Readiness factor: The Chicago Bears have been playing the same defensive scheme, with some of the same key players, since coach Lovie Smith arrived in 2004. That familiarity is an important mitigating factor for the loss of offseason workouts, and players expect that consistency to give the Bears an early-season advantage. The Bears could have used another offseason to fine-tune their offense under coordinator Mike Martz, especially to give them a head-start on retooling their offensive line, but such is life. Quarterback Jay Cutler did his part by running skill-player workouts this spring in the Chicago suburbs.
Biggest challenge: You thought offensive line coach Mike Tice had a tough job last season patching together a starting lineup? He'll have to do it again this season, and with less time. The Bears hope to find a permanent solution earlier than they did in 2010, but as of today, none of the five positions has an obvious starter. Free agency will affect Tice's decisions, as will the development of rookie tackle Gabe Carimi. Where will former first-round pick Chris Williams play? Will center Olin Kreutz be re-signed? These questions must be answered -- and soon.

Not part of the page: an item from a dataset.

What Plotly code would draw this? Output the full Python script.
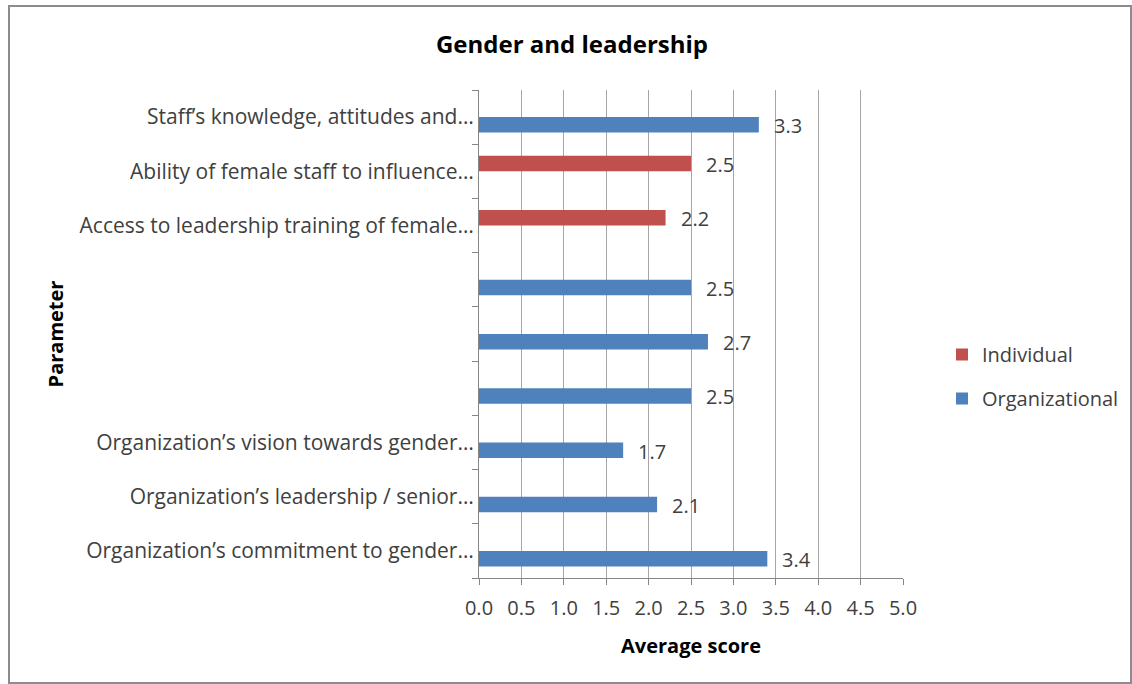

Just for kicks: The Bears have a decision to make at punter, a position occupied by Brad Maynard for the past 10 seasons. It didn't appear the Bears were eager to resign Maynard, 37, before the lockout. That could change given the quick turnaround between now and training camp, but it's also possible the Bears have their eye on his targeted successor. Maynard was a big part of the Bears' special-teams machine over the past decade and would be difficult to replace.